A **feature** is an input variable - the $x$ variable in simple linear
regression. A simple machine learning project might use a single feature, while
a more sophisticated machine learning project could use millions of features,
specified as $x_1, x_2, ..., x_N$.

For example, when making an email spam detector the features could include the
following:

- Words in the email text.
- The sender's address.
- The time of day the email was sent.
- Whether the email contains the phrase "one weird trick".

## Examples

An **example** is a particular instance of data, $\vec{x}$. We break examples
into two categories, which we will go over below.

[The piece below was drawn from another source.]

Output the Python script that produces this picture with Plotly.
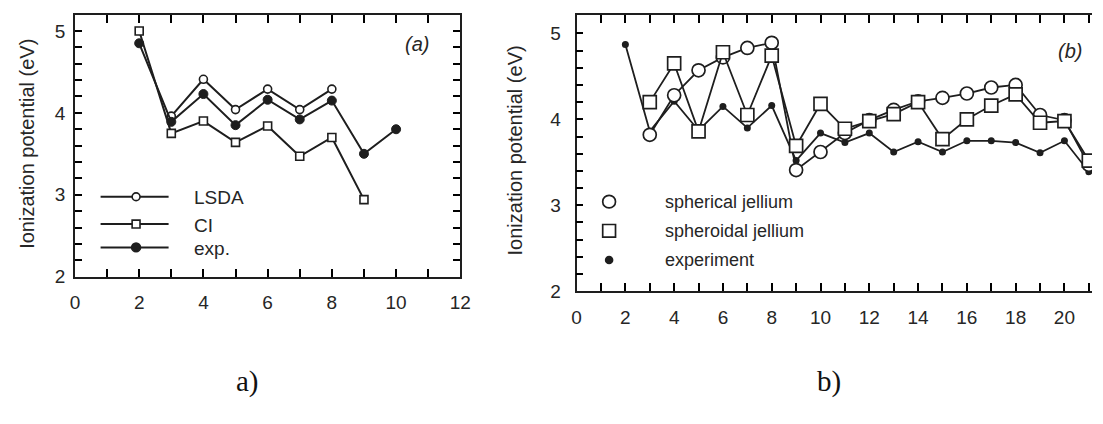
import plotly.graph_objects as go

# ---- panel (a): small clusters, LSDA vs CI vs experiment ----
n_lsda = [3, 4, 5, 6, 7, 8]
ip_lsda = [3.96, 4.41, 4.04, 4.29, 4.04, 4.29]
n_ci = [2, 3, 4, 5, 6, 7, 8, 9]
ip_ci = [5.00, 3.75, 3.90, 3.64, 3.84, 3.47, 3.70, 2.94]
n_exp_a = [2, 3, 4, 5, 6, 7, 8, 9, 10]
ip_exp_a = [4.85, 3.89, 4.23, 3.85, 4.16, 3.92, 4.15, 3.50, 3.80]

# ---- panel (b): jellium models vs experiment ----
n_sph = list(range(3, 22))
ip_sph = [3.82, 4.28, 4.57, 4.72, 4.83, 4.89, 3.41, 3.62, 3.84, 3.99,
          4.11, 4.21, 4.25, 4.30, 4.37, 4.40, 4.05, 3.99, 3.47]
n_spd = list(range(3, 22))
ip_spd = [4.20, 4.65, 3.86, 4.78, 4.05, 4.74, 3.69, 4.18, 3.89, 3.98,
          4.06, 4.20, 3.77, 4.00, 4.16, 4.29, 3.96, 3.98, 3.52]
n_exp_b = list(range(2, 22))
ip_exp_b = [4.87, 3.86, 4.21, 3.87, 4.15, 3.90, 4.16, 3.52, 3.84, 3.73,
            3.84, 3.62, 3.74, 3.62, 3.75, 3.75, 3.73, 3.61, 3.75, 3.39]

legend_a = ["LSDA", "CI", "exp."]
legend_b = ["spherical jellium", "spheroidal jellium", "experiment"]
y_title = "Ionization potential (eV)"

# tick marks every unit on x (labels on even values), every 0.2 on y
xt_a = list(range(0, 13))
xt_b = list(range(0, 22))
yt = [round(2 + 0.2 * k, 1) for k in range(17)]
xlab_a = [str(v) if v % 2 == 0 else "" for v in xt_a]
xlab_b = [str(v) if v % 2 == 0 else "" for v in xt_b]
ylab = [str(int(v)) if float(v).is_integer() else "" for v in yt]

W, H = 1103, 424
INK = "#1e1e1e"
TICK = "#000000"
TXT = "#262626"
SANS = "Liberation Sans, Arial, sans-serif"
SERIF = "Liberation Serif, Times New Roman, serif"


def px(x):
    return x / W


def py(y):
    return 1 - y / H


fig = go.Figure()

line_a = dict(color=INK, width=2)
fig.add_trace(go.Scatter(x=n_lsda, y=ip_lsda, mode="lines+markers", line=line_a,
                         marker=dict(symbol="circle", size=8, color="white",
                                     line=dict(color=INK, width=1.6)),
                         xaxis="x", yaxis="y"))
fig.add_trace(go.Scatter(x=n_exp_a, y=ip_exp_a, mode="lines+markers", line=line_a,
                         marker=dict(symbol="circle", size=9, color=INK,
                                     line=dict(color=INK, width=1)),
                         xaxis="x", yaxis="y"))
fig.add_trace(go.Scatter(x=n_ci, y=ip_ci, mode="lines+markers", line=line_a,
                         marker=dict(symbol="square", size=8, color="white",
                                     line=dict(color=INK, width=1.6)),
                         xaxis="x", yaxis="y"))

line_b = dict(color=INK, width=1.8)
fig.add_trace(go.Scatter(x=n_exp_b, y=ip_exp_b, mode="lines+markers", line=line_b,
                         marker=dict(symbol="circle", size=7, color=INK),
                         xaxis="x2", yaxis="y2"))
fig.add_trace(go.Scatter(x=n_sph, y=ip_sph, mode="lines+markers", line=line_b,
                         marker=dict(symbol="circle", size=13, color="white",
                                     line=dict(color=INK, width=1.7)),
                         xaxis="x2", yaxis="y2"))
fig.add_trace(go.Scatter(x=n_spd, y=ip_spd, mode="lines+markers", line=line_b,
                         marker=dict(symbol="square", size=13, color="white",
                                     line=dict(color=INK, width=1.7)),
                         xaxis="x2", yaxis="y2"))

tickfont = dict(family=SANS, size=19, color=TXT)
common = dict(showgrid=False, zeroline=False, showline=True, linecolor=INK,
              linewidth=1.8, ticks="inside", tickcolor=TICK, tickwidth=2.4,
              tickfont=tickfont, tickmode="array", layer="above traces")

fig.update_layout(
    width=W, height=H, margin=dict(l=0, r=0, t=0, b=0), showlegend=False,
    plot_bgcolor="white",
    xaxis=dict(domain=[px(71), px(462)], range=[0, 12], tickvals=xt_a, ticktext=xlab_a,
               ticklen=8, mirror="ticks", anchor="y", ticklabelstandoff=8, **common),
    yaxis=dict(domain=[py(284), py(15)], range=[2, 5.2], tickvals=yt, ticktext=ylab,
               ticklen=7, mirror="ticks", anchor="x", ticklabelstandoff=4, **common),
    xaxis2=dict(domain=[px(580), 1.0], range=[0, 21.13], tickvals=xt_b, ticktext=xlab_b,
                ticklen=8, mirror="ticks", anchor="y2", ticklabelstandoff=8, **common),
    yaxis2=dict(domain=[py(299), py(15.7)], range=[2, 5.21], tickvals=yt, ticktext=ylab,
                ticklen=7, anchor="x2", ticklabelstandoff=10, **common),
)

shapes = []
annotations = []


def label(text, x, y, size, family=SANS, color=TXT, xanchor="center", angle=0):
    annotations.append(dict(text=text, xref="paper", yref="paper", x=px(x), y=py(y),
                            xanchor=xanchor, yanchor="middle", textangle=angle,
                            showarrow=False, font=dict(family=family, size=size, color=color)))


def key_marker(kind, cx, cy, r, fill, width):
    shapes.append(dict(type=kind, xref="paper", yref="paper",
                       x0=px(cx - r), x1=px(cx + r), y0=py(cy + r), y1=py(cy - r),
                       fillcolor=fill, line=dict(color=INK, width=width)))


# legend keys, panel (a): line with a marker in the middle
rows_a = [202, 230, 254]
kinds_a = [("circle", 4, "white"), ("rect", 4, "white"), ("circle", 4.5, INK)]
for text, yy, (kind, r, fill) in zip(legend_a, rows_a, kinds_a):
    shapes.append(dict(type="line", xref="paper", yref="paper",
                       x0=px(97), x1=px(166), y0=py(yy), y1=py(yy),
                       line=dict(color=INK, width=2)))
    key_marker(kind, 133, yy, r, fill, 1.6)
    label(text, 190, yy + 1, 19, xanchor="left")

# legend keys, panel (b): marker only
rows_b = [207, 237, 267]
kinds_b = [("circle", 6.5, "white"), ("rect", 6.5, "white"), ("circle", 3.5, INK)]
for text, yy, (kind, r, fill) in zip(legend_b, rows_b, kinds_b):
    key_marker(kind, 613, yy, r, fill, 1.7)
    label(text, 668, yy, 18, xanchor="left")

# panel tags
label("<i>(a)</i>", 418, 45, 20)
label("<i>(b)</i>", 1081, 52, 20)

# y-axis titles
label(y_title, 22, 148, 20, angle=-90)
label(y_title, 517, 155, 20, angle=-90)

# captions under the panels
label("a)", 246, 392, 29, family=SERIF, color="#111111")
label("b)", 836, 392, 29, family=SERIF, color="#111111")

fig.update_layout(shapes=shapes, annotations=annotations)
fig.write_html("out.html")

A **labeled example** includes both feature(s) and the label, such that
$\lbrace features, label\rbrace: (x, y)$. We use labeled examples to **train**
the model. In our spam detector example, the labeled examples would be
individual emails that users have explicitly marked as "spam" or "not spam".

An **unlabeled example** contains feature(s) without a label, such that
$\lbrace features, ?\rbrace: (x, ?)$. Once we've trained our model with labeled
examples, we use that model to predict the label on unlabeled examples. In the
spam detector, unlabeled examples are new emails that humans haven't yet
labeled.

## Models

A model defines the relationship between features and the label. For example,
our spam detection model might associate certain features strongly with "spam".
Let's highlight two phases of a model's life:

- **Training** means creating or **learning** the model. That is, you show the
  model labeled examples and enable the model to gradually learn the
  relationships between features and label.
- **Inference** means applying the trained model to unlabeled examples. That is,
  you use the trained model to make useful predictions, labeled $y\prime$.

## Regression vs. Classification

A **regression** model predicts continuous values. For example, regression
models might make predictions that answer questions like the following:

- What is the value of a house in California?
- What is the probability that a user will click on this ad?

A **classification** model predicts discrete values. For example, classification
models might make predictions that answer questions like the following:

- Is a given email message spam or not spam?
- Is this an image of a dog, a cat, or a hamster?